The low-carb, high-fat approach to the keto diet limits the types of foods you can have, and entire food groups are eliminated entirely. Beans, legumes, and whole grains are out, as are many fruits and vegetables. Many of these foods carry vitamins, minerals, and other nutrients you can’t get from any other source, and without them, you may start to experience nutritional deficiencies.
“Keto is not a great long-term diet, as it is not a balanced diet,” says Nancy Rahnama, MD, an internal medicine and bariatric specialist in Los Angeles. “A diet that is devoid of fruit and vegetables will result in long-term micronutrient deficiencies that can have other consequences,” she says. “The keto diet can be used for short-term fat loss, as long as it is under medical supervision.”
Constipation and bowel changes
Eliminating most fruits and vegetables can have other consequences, too. Without fiber-rich foods, you may begin to experience bowel changes, including difficulty having a bowel movement and eventually constipation. Luiza Petre, MD, a board-certified cardiologist and weight management specialist in New York City, suggests focusing on eating more low-carb, fiber-rich foods to help beat this bowel issue. “Try fibrous vegetables, such as broccoli, asparagus, and cabbage, consume more fat like MCT oil, coconut oil, or ghee, and, as always, drink plenty of water,” she says.
Loss of electrolytes
As ketosis begins, your body will start dumping glycogen, which is an energy source of carbohydrate stored in the muscles and liver. This will increase how often you urinate and can lead to an inevitable loss of electrolytes, Dr. Rahnama says. Electrolytes are essential to cardiac function and normal heart beating. “The loss of electrolytes, such as sodium, magnesium, and potassium will put the dieter at risk of a cardiac arrhythmia,” Dr. Rahnama adds.

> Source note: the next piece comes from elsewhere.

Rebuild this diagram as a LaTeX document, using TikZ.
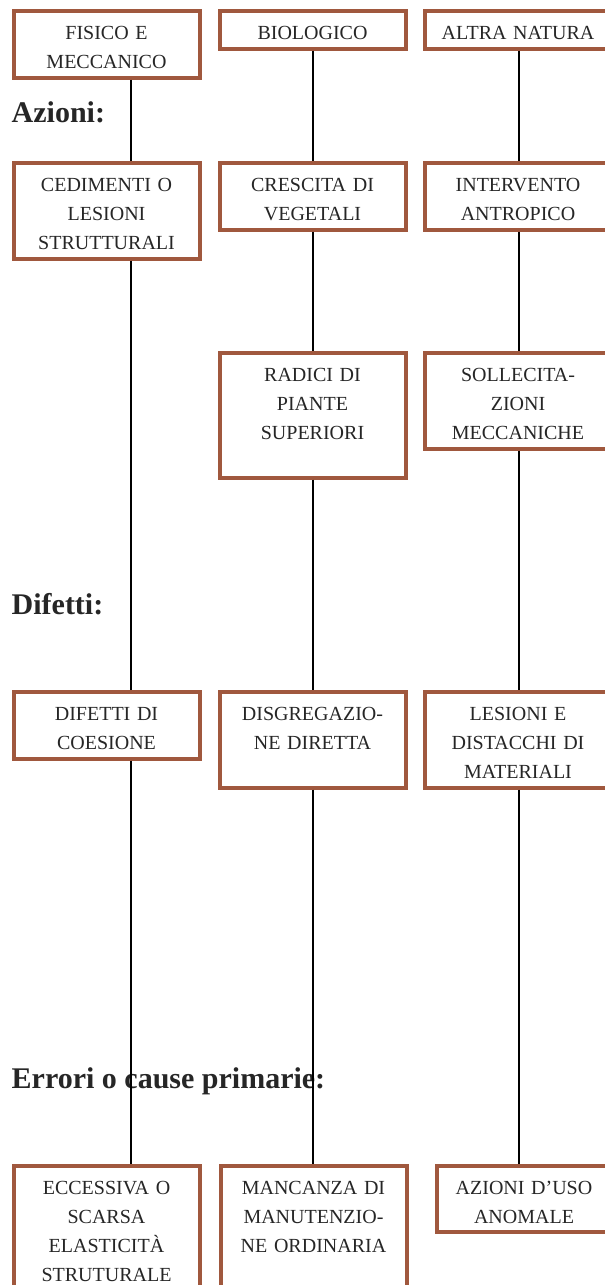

Look for natural sources of electrolytes or take an over-the-counter supplement. “Avocados, leafy greens, asparagus, and cruciferous veggies are great for providing important electrolytes, says Josh Axe, a doctor of chiropractic, certified doctor of natural medicine and clinical nutritionist in Nashville, TN. Ax also suggests a magnesium supplement to help you sleep and avoid cramps or constipation.